Your time as a marketer is limited. There is almost a limitless stream of advice on the next shiny tactic you should implement to help your brand get found in the sea of 6 Billion live web pages. I’m going to review our journey on Technical SEO and why it became a “must-do item” for our clients.
You learn the most from your mistakes, which started for me with hosting the NFL Superbowl website in 1998 at Lycos to seeing/making hundreds of mistakes over eight years, helping retailers to do $1 Billion+ in eCommerce transactions each year. Making website changes can get political, and often the person with the highest title wins the argument despite the data.
But three things have happened to make these conversations easier:
- Books like The Lean Startup and Running Lean started to change the conversation on testing so that it was “cool” to do.
- Tools like VWO, Optimizely, and Google’s Optimize became easy and ubiquitous as clients.
- We moved to cloud-based infrastructures, so no longer did you need to buy expensive hardware and have a small army to get your A/B/n testing done.
All three of these things made it easier to test removing the dancing cartoon characters (that the VP of Marketing loved) off the page and see what happens when it loads 3 seconds faster. Conversion rate goes up, bounce rate goes down, and we have happier customers 🙂
The problem was that we often got permission for a rather short Technical to-do list for SEO because we had a harder time proving the ROI. That all changed with Google’s adoption of Quality Score, which told marketers you could pay less for your Ads if you had more relevant ads/landing pages for your customer. That was a big signal that Google cared. As their Ad dollars flowed, so did the conversations about how do I get a better Score? Google followed on in 2018 with a set of basic SEO guidelines in Lighthouse, making it more apparent to marketers they cared for you to fix these technical issues.
Now in 2019, we do a Technical SEO audit of every prospect/client whether they like it or not.
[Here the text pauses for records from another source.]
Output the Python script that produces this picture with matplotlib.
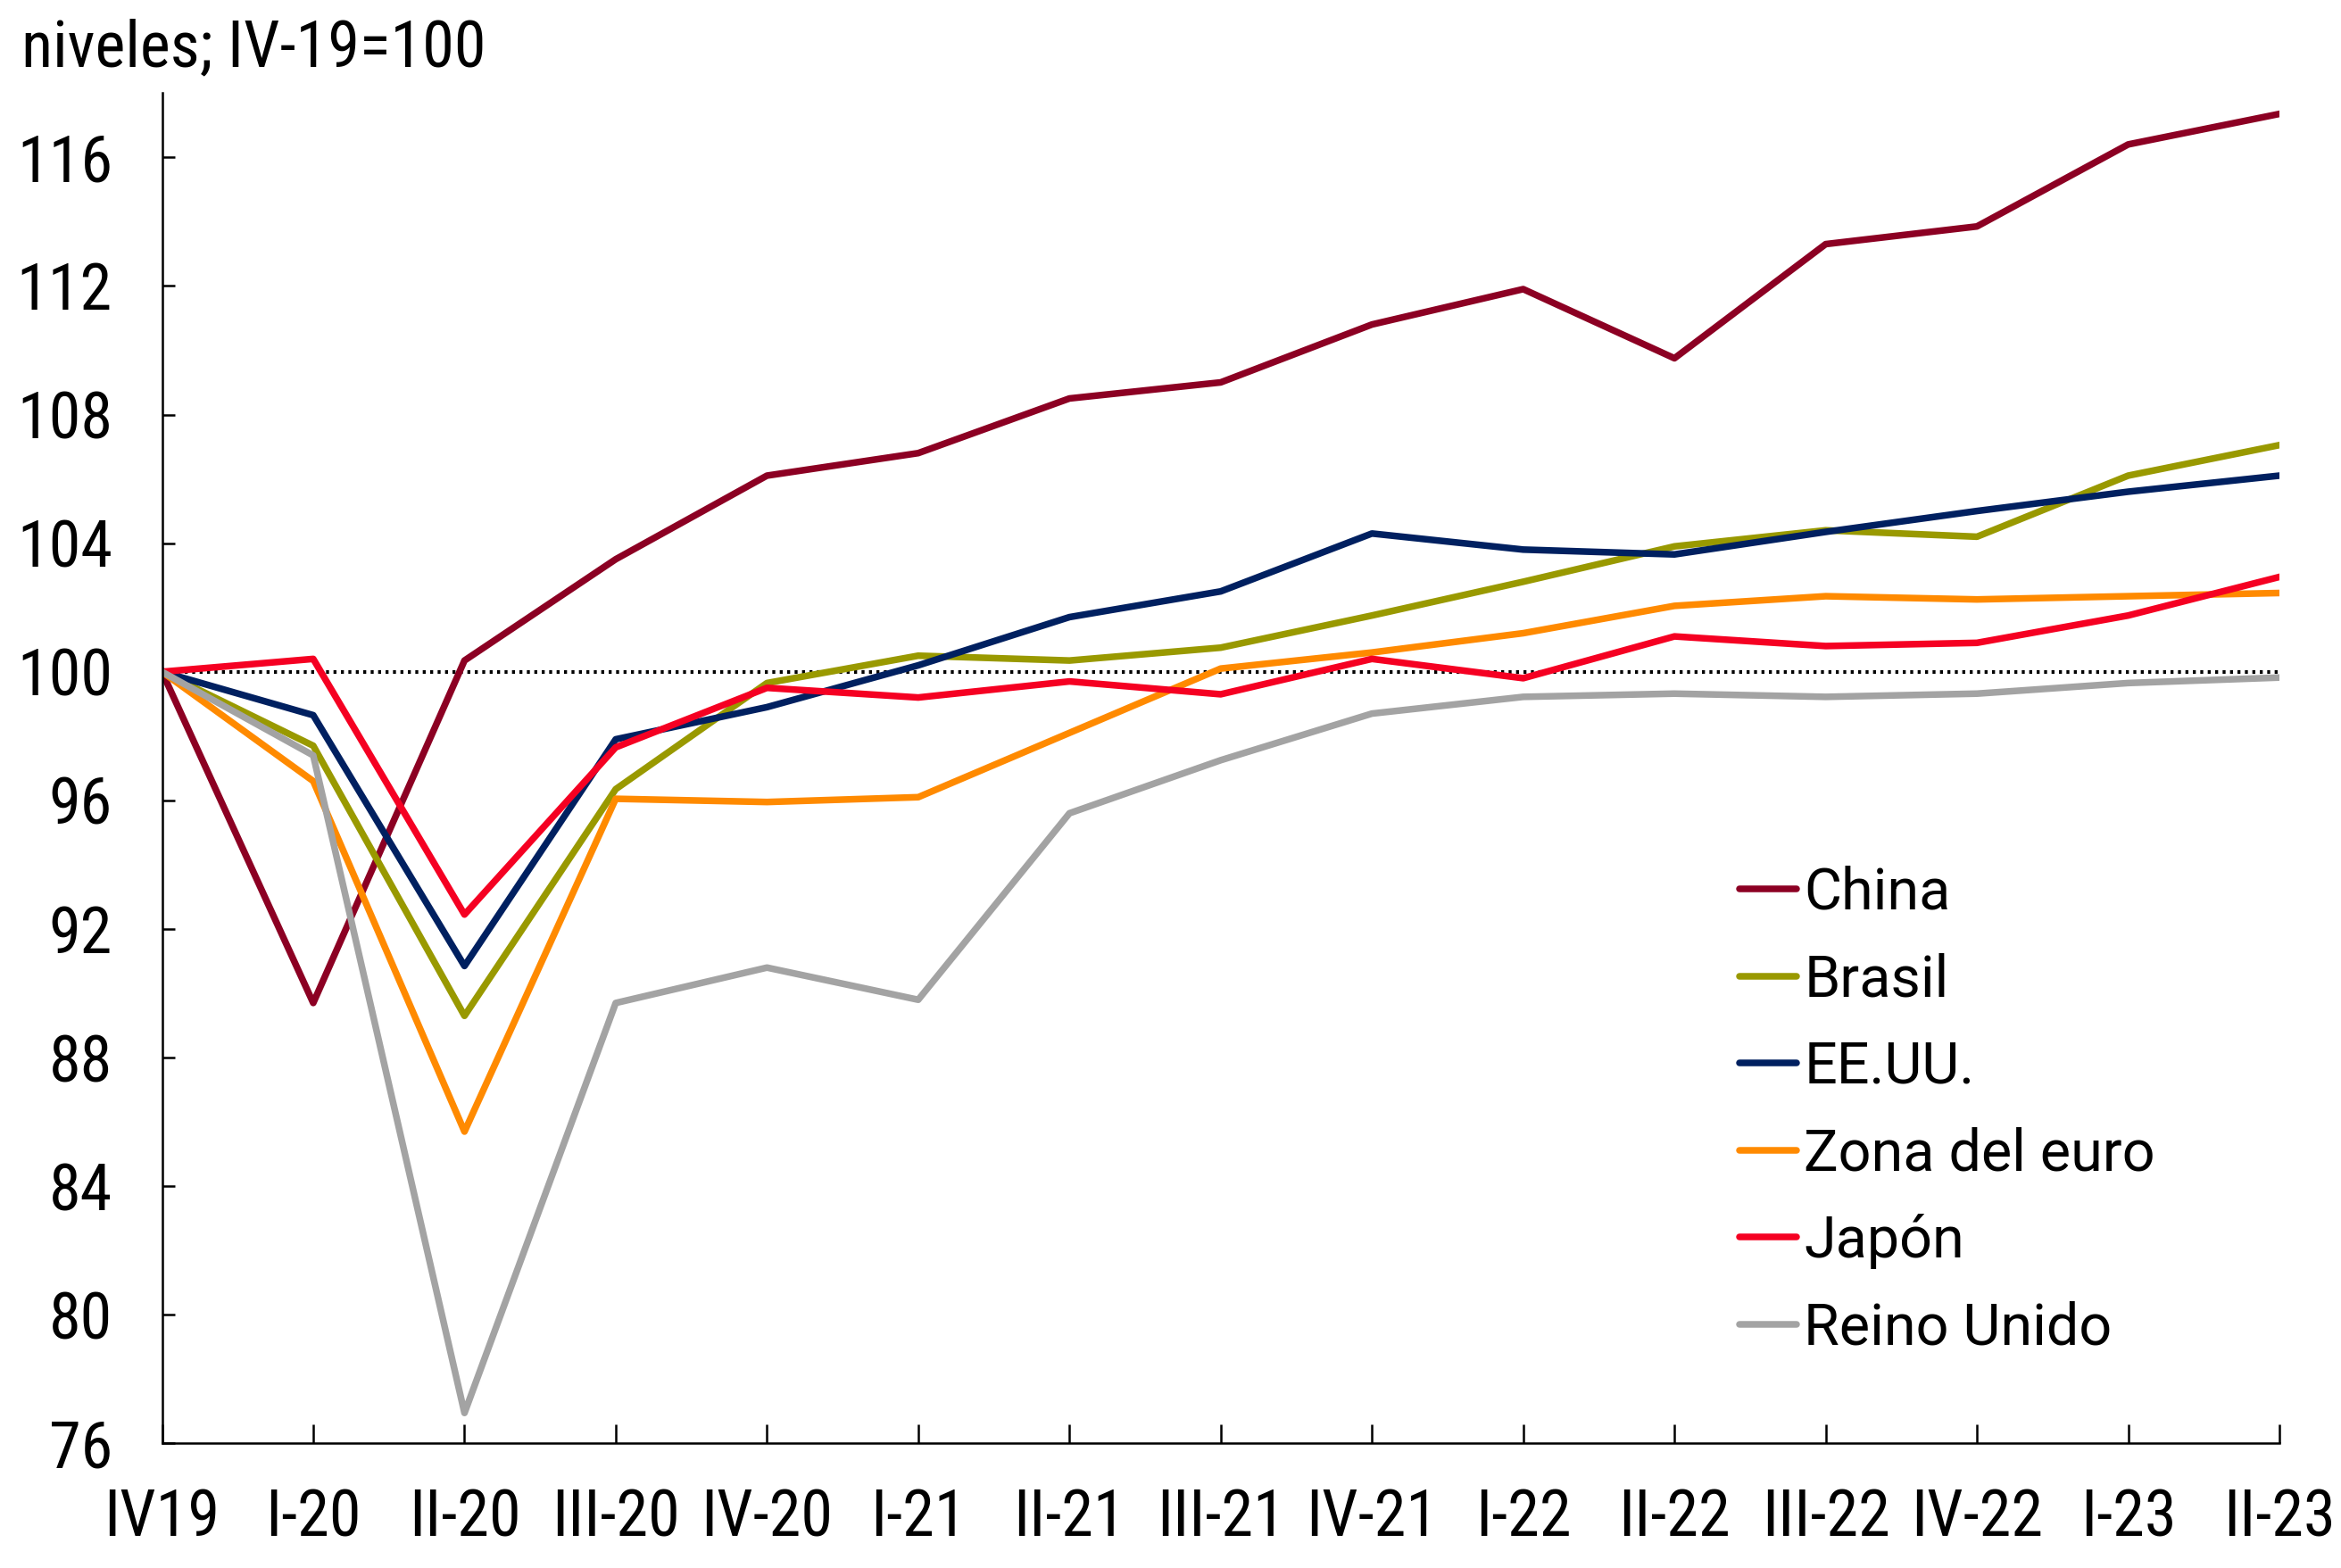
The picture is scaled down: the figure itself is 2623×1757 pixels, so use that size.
import matplotlib
matplotlib.use("Agg")
import matplotlib.pyplot as plt
from matplotlib import font_manager

plt.rcParams['font.family'] = ['Roboto', 'DejaVu Sans']

# look for a condensed face for ticks / title
cond = None
names = sorted({f.name for f in font_manager.fontManager.ttflist})
for cand in ["Roboto Condensed", "Liberation Sans Narrow", "Open Sans Condensed",
             "DejaVu Sans Condensed"]:
    if cand in names:
        cond = cand
        break
cond_stretch = None
if cond is None:
    for f in font_manager.fontManager.ttflist:
        if f.name == "Roboto" and f.stretch not in ("normal", 500):
            cond_stretch = f.stretch
            break

quarters = ["IV19", "I-20", "II-20", "III-20", "IV-20", "I-21", "II-21", "III-21",
            "IV-21", "I-22", "II-22", "III-22", "IV-22", "I-23", "II-23"]

china = [100, 89.7, 100.35, 103.5, 106.1, 106.8, 108.5, 109.0,
         110.8, 111.9, 109.75, 113.3, 113.85, 116.4, 117.35]
brasil = [100, 97.7, 89.3, 96.35, 99.65, 100.5, 100.35, 100.75,
          101.75, 102.8, 103.9, 104.4, 104.2, 106.1, 107.05]
eeuu = [100, 98.65, 90.85, 97.9, 98.9, 100.2, 101.7, 102.5,
        104.3, 103.8, 103.65, 104.35, 105.0, 105.6, 106.1]
zona_euro = [100, 96.6, 85.7, 96.05, 95.95, 96.1, 98.1, 100.1,
             100.6, 101.2, 102.05, 102.35, 102.25, 102.35, 102.45]
japon = [100, 100.4, 92.45, 97.65, 99.5, 99.2, 99.7, 99.3,
         100.4, 99.8, 101.1, 100.8, 100.9, 101.75, 102.95]
reino_unido = [100, 97.4, 76.95, 89.7, 90.8, 89.8, 95.6, 97.25,
               98.7, 99.22, 99.32, 99.22, 99.32, 99.65, 99.82]

series_names = ["China", "Brasil", "EE.UU.", "Zona del euro", "Japón", "Reino Unido"]
series_values = [china, brasil, eeuu, zona_euro, japon, reino_unido]
series_colors = ["#8C0023", "#999900", "#002060", "#FF8A00", "#F50022", "#A3A3A3"]

y_ticks = [76, 80, 84, 88, 92, 96, 100, 104, 108, 112, 116]

fig = plt.figure(figsize=(26.23, 17.57), dpi=100)
ax = fig.add_axes([0.0692, 0.0794, 0.9045, 0.8613])

x = list(range(len(quarters)))
ax.axhline(100, color="black", linestyle=(0, (0.8, 1.2)), linewidth=3.0, zorder=1)

for name, vals, col in zip(series_names, series_values, series_colors):
    ax.plot(x, vals, color=col, linewidth=5.4, label=name, zorder=2)

ax.set_xlim(0, len(quarters) - 1)
ax.set_ylim(76, 118)
ax.set_yticks(y_ticks)
ax.set_xticks(x)
ax.set_xticklabels(quarters)

for s in ["top", "right"]:
    ax.spines[s].set_visible(False)
for s in ["left", "bottom"]:
    ax.spines[s].set_linewidth(1.8)
    ax.spines[s].set_color("black")

if cond is not None:
    tick_font = dict(family=[cond, 'Roboto', 'DejaVu Sans'], size=52)
elif cond_stretch is not None:
    tick_font = dict(family=['Roboto', 'DejaVu Sans'], size=52, stretch=cond_stretch)
else:
    tick_font = dict(family=['Roboto', 'DejaVu Sans'], size=47)

ax.tick_params(axis="y", direction="in", length=10, width=1.8, pad=40)
ax.tick_params(axis="x", direction="in", length=15, width=1.8, pad=36)
for lab in ax.get_xticklabels() + ax.get_yticklabels():
    lab.set_fontproperties(font_manager.FontProperties(**tick_font))

fig.text(0.009, 0.969, "niveles; IV-19=100", ha="left", va="center",
         fontproperties=font_manager.FontProperties(**tick_font))

leg = ax.legend(loc="upper left", bbox_to_anchor=(0.7430, 0.448),
                bbox_transform=fig.transFigure, frameon=False, fontsize=46.5,
                handlelength=1.0, handletextpad=0.12, labelspacing=0.55,
                borderpad=0, borderaxespad=0)
for line in leg.get_lines():
    line.set_linewidth(5.4)
    line.set_solid_capstyle("round")

fig.savefig("out.png", dpi=100, facecolor="white")
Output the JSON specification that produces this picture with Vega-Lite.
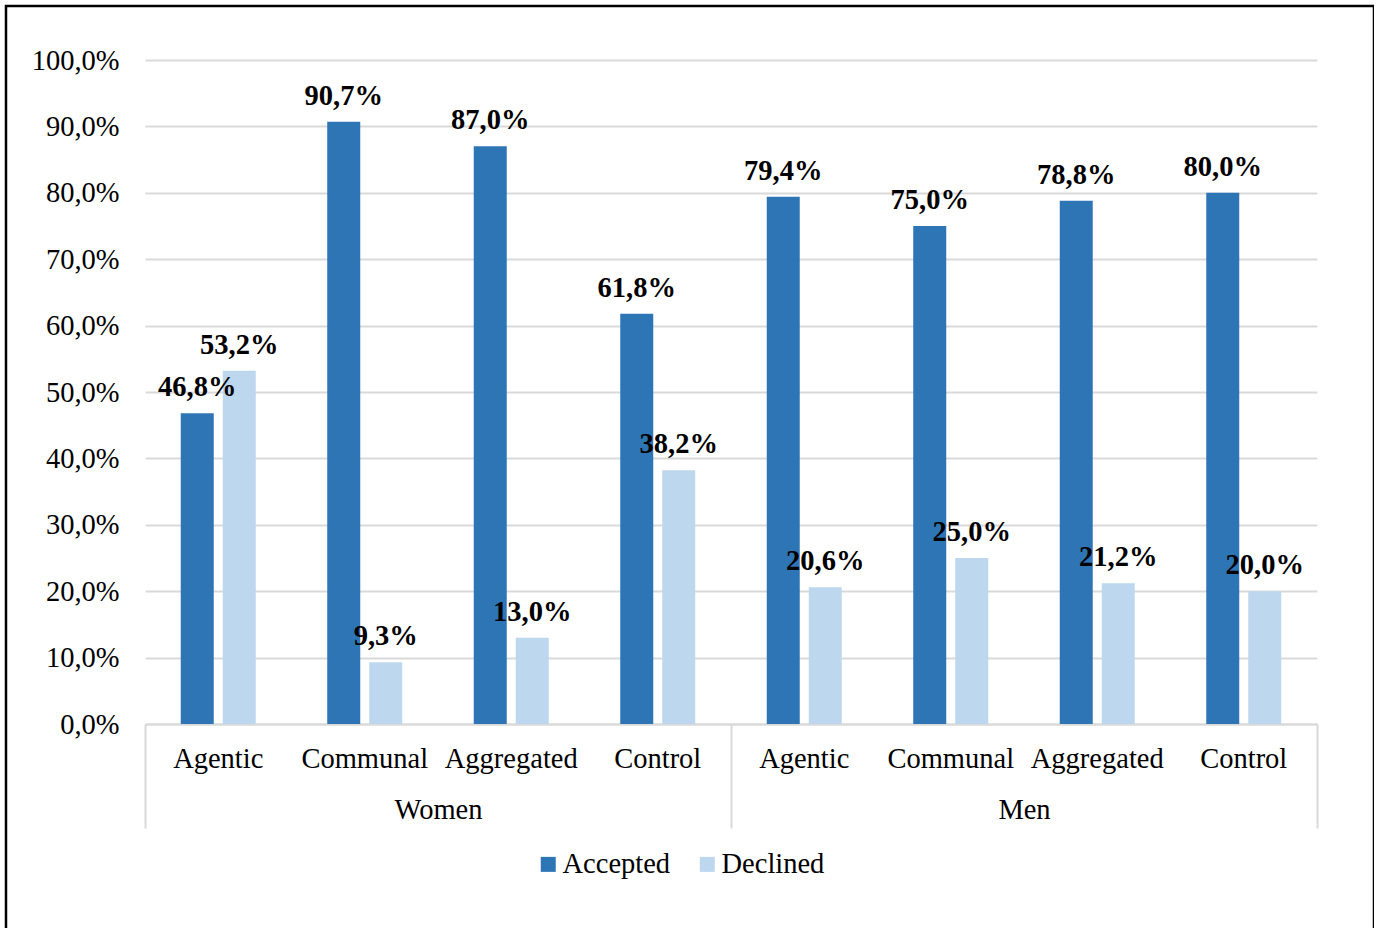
{
  "$schema": "https://vega.github.io/schema/vega-lite/v6.json",
  "width": 1368,
  "height": 930,
  "autosize": {"type": "none"},
  "padding": {"left": 6, "top": 6, "right": 0, "bottom": 0},
  "config": {
    "locale": {"number": {"decimal": ",", "thousands": ".", "grouping": [3], "currency": ["", " €"]}},
    "view": {"stroke": "#000000", "strokeWidth": 2.5},
    "font": "Liberation Serif",
    "axis": {"labelFont": "Liberation Serif", "labelFontSize": 28.5, "labelColor": "#000000", "title": null}
  },
  "data": {
    "values": [
      {"group": "Women", "condition": "Agentic", "response": "Accepted", "share": 0.468},
      {"group": "Women", "condition": "Agentic", "response": "Declined", "share": 0.532},
      {"group": "Women", "condition": "Communal", "response": "Accepted", "share": 0.907},
      {"group": "Women", "condition": "Communal", "response": "Declined", "share": 0.093},
      {"group": "Women", "condition": "Aggregated", "response": "Accepted", "share": 0.870},
      {"group": "Women", "condition": "Aggregated", "response": "Declined", "share": 0.130},
      {"group": "Women", "condition": "Control", "response": "Accepted", "share": 0.618},
      {"group": "Women", "condition": "Control", "response": "Declined", "share": 0.382},
      {"group": "Men", "condition": "Agentic", "response": "Accepted", "share": 0.794},
      {"group": "Men", "condition": "Agentic", "response": "Declined", "share": 0.206},
      {"group": "Men", "condition": "Communal", "response": "Accepted", "share": 0.750},
      {"group": "Men", "condition": "Communal", "response": "Declined", "share": 0.250},
      {"group": "Men", "condition": "Aggregated", "response": "Accepted", "share": 0.788},
      {"group": "Men", "condition": "Aggregated", "response": "Declined", "share": 0.212},
      {"group": "Men", "condition": "Control", "response": "Accepted", "share": 0.800},
      {"group": "Men", "condition": "Control", "response": "Declined", "share": 0.200}
    ]
  },
  "transform": [
    {"calculate": "datum.group + '/' + datum.condition", "as": "slot"}
  ],
  "layer": [
    {
      "encoding": {
        "x": {
          "field": "slot",
          "type": "nominal",
          "sort": null,
          "scale": {"range": [139, 1311], "paddingInner": 0, "paddingOuter": 0},
          "axis": {
            "orient": "bottom",
            "offset": -212,
            "labelExpr": "split(datum.label, '/')[1]",
            "labelAngle": 0,
            "labelBaseline": "alphabetic",
            "labelPadding": 43,
            "ticks": false,
            "domain": true,
            "domainColor": "#d9d9d9",
            "domainWidth": 2,
            "grid": false
          }
        },
        "xOffset": {
          "field": "response",
          "type": "nominal",
          "scale": {"paddingInner": 0.2143, "paddingOuter": 0.851}
        },
        "y": {
          "field": "share",
          "type": "quantitative",
          "scale": {"domain": [0, 1], "range": [718, 54], "nice": false},
          "axis": {
            "orient": "left",
            "offset": -139,
            "format": ".1%",
            "tickCount": 10,
            "ticks": false,
            "domain": false,
            "labelPadding": 26,
            "grid": true,
            "gridColor": "#d9d9d9",
            "gridWidth": 2
          }
        }
      },
      "layer": [
        {
          "mark": {"type": "bar"},
          "encoding": {
            "color": {
              "field": "response",
              "type": "nominal",
              "scale": {"domain": ["Accepted", "Declined"], "range": ["#2e75b6", "#bdd7ee"]},
              "legend": {
                "title": null,
                "orient": "none",
                "direction": "horizontal",
                "legendX": 528,
                "legendY": 844,
                "symbolType": "square",
                "symbolSize": 225,
                "symbolStrokeWidth": 0,
                "labelFont": "Liberation Serif",
                "labelFontSize": 28.5,
                "labelColor": "#000000",
                "labelOffset": 0,
                "columnPadding": 22
              }
            }
          }
        },
        {
          "mark": {
            "type": "text",
            "baseline": "alphabetic",
            "dy": -17,
            "font": "Liberation Serif",
            "fontSize": 28.5,
            "fontWeight": "bold",
            "color": "#000000"
          },
          "encoding": {
            "text": {"field": "share", "type": "quantitative", "format": ".1%"}
          }
        }
      ]
    },
    {
      "mark": {"type": "text", "opacity": 0},
      "encoding": {
        "x": {
          "field": "group",
          "type": "nominal",
          "sort": null,
          "scale": {"range": [139, 1311], "paddingInner": 0, "paddingOuter": 0},
          "axis": {
            "orient": "bottom",
            "offset": -212,
            "labelAngle": 0,
            "labelBaseline": "alphabetic",
            "labelPadding": -10,
            "domain": false,
            "ticks": true,
            "tickBand": "extent",
            "tickSize": 104,
            "tickColor": "#d9d9d9",
            "tickWidth": 2,
            "grid": false
          }
        },
        "text": {"field": "group"}
      }
    }
  ],
  "resolve": {"scale": {"x": "independent"}, "axis": {"x": "independent"}}
}
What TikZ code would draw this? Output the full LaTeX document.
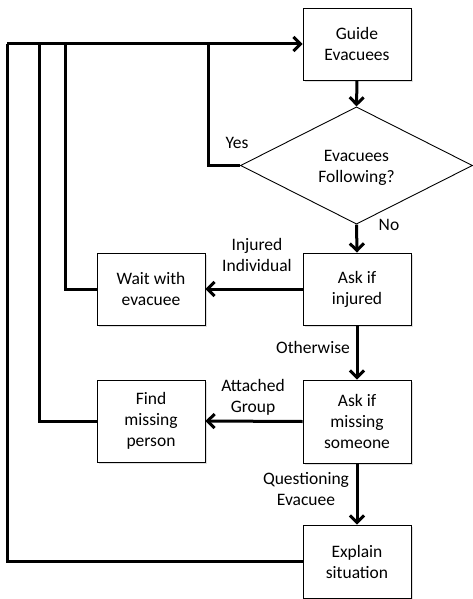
\documentclass[tikz,border=0pt]{standalone}
\usepackage{fontspec}
\setmainfont{Carlito}
\usetikzlibrary{shapes.geometric,arrows.meta}
\begin{document}
\begin{tikzpicture}[x=1pt,y=-1pt,
  box/.style={draw=black,line width=0.9pt,fill=white,minimum width=108pt,minimum height=72pt,align=center,font=\fontsize{17.5}{21}\selectfont,inner sep=0pt},
  dec/.style={draw=black,line width=0.9pt,fill=white,diamond,minimum width=232pt,minimum height=110pt,align=center,font=\fontsize{17.5}{21}\selectfont,inner sep=0pt},
  conn/.style={line width=3pt,line join=miter},
  arr/.style={conn,-{Straight Barb[length=7pt,width=14pt]}},
  lbl/.style={align=center,font=\fontsize{17.5}{21}\selectfont,inner sep=0pt}]
\useasboundingbox (0,0) rectangle (472,599);
\fill[gray!25] (305,10) rectangle (413,82);
\node[box] (guide) at (357,44) {Guide\\Evacuees};
\node[dec] (follow) at (356.5,165.5) {\\[-4pt]Evacuees\\Following?};
\fill[gray!25] (305,255) rectangle (413,327);
\node[box] (injured) at (357,289) {Ask if\\injured};
\fill[gray!25] (99,255) rectangle (207,327);
\node[box] (wait) at (151,289) {Wait with\\evacuee};
\fill[gray!25] (305,382) rectangle (413,465);
\node[box,minimum height=83pt] (missing) at (357,421.5) {Ask if\\missing\\someone};
\fill[gray!25] (99,382) rectangle (207,464);
\node[box,minimum height=82pt] (find) at (151,421) {Find\\missing\\person};
\fill[gray!25] (305,527) rectangle (413,600);
\node[box,minimum height=73pt] (explain) at (357,561.5) {Explain\\situation};
\coordinate (c7) at (7,44);
\coordinate (c39) at (39,44);
\coordinate (c65) at (65,44);
\coordinate (c208) at (208,44);
\draw[arr] (c7) -- (guide.west);
\draw[arr] (guide.south) -- (follow.north);
\draw[arr] (follow.south) -- (injured.north);
\draw[arr] (injured.south) -- (missing.north);
\draw[arr] (missing.south) -- (explain.north);
\draw[arr] (injured.west) -- (wait.east);
\draw[arr] (missing.west) -- (find.east);
\draw[conn] (follow.west) -| (c208);
\draw[conn] (wait.west) -| (c65);
\draw[conn] (find.west) -| (c39);
\draw[conn] (explain.west) -| (c7);
\node[lbl] (yes) at (237,143) {Yes};
\node[lbl] (no) at (389,225) {No};
\node[lbl] (linj) at (257,255) {Injured\\Individual};
\node[lbl] (loth) at (313,347) {Otherwise};
\node[lbl] (latt) at (253,397) {Attached\\Group};
\node[lbl] (lq) at (306,489.5) {Questioning\\Evacuee};
\end{tikzpicture}
\end{document}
Why? When a client says they are not going to implement having a secure website, we can say, “well, there is going to be an impact, and you will typically rank lower.”
We have seen a clear ROI impact, but we wanted to make it easier to understand, so we built our own website audit tool using Google's Lighthouse so you can show your boss what Google thinks of your site.
Ok, I’m on board with the need for a solid technical website foundation, but my boss is not. What can I do to help convince them?
- Type into Google site: and your website (site:scaledon.com), which will return the number of pages that Google shows from your website. If there is a large gap between the Google number and the number of pages on your site, it suggests that you have issues you want to look at.
- Run an SEO audit using one of the many free tools: ScaledOn Audit Tool, Niel Patel, and WooRank.
- Then compare your site to 3-5 competitors' scores. Where do you stand? Drop it in a dot chart, and it makes a great graph to give to your boss.
My boss is now on board, but we don’t have any budget to fix these issues. Knowing you have a technical gap is half the battle. Getting funds reprioritized is the other half. I would start with the 10% plan if our website loaded 10% faster.
- It would result in X more leads or Y more sales. You can use this tool to calculate that impact.
- If we got 10% more organic traffic, we could save X dollars from the media budget.
- If our site converted 10% better, we would get X more business each month.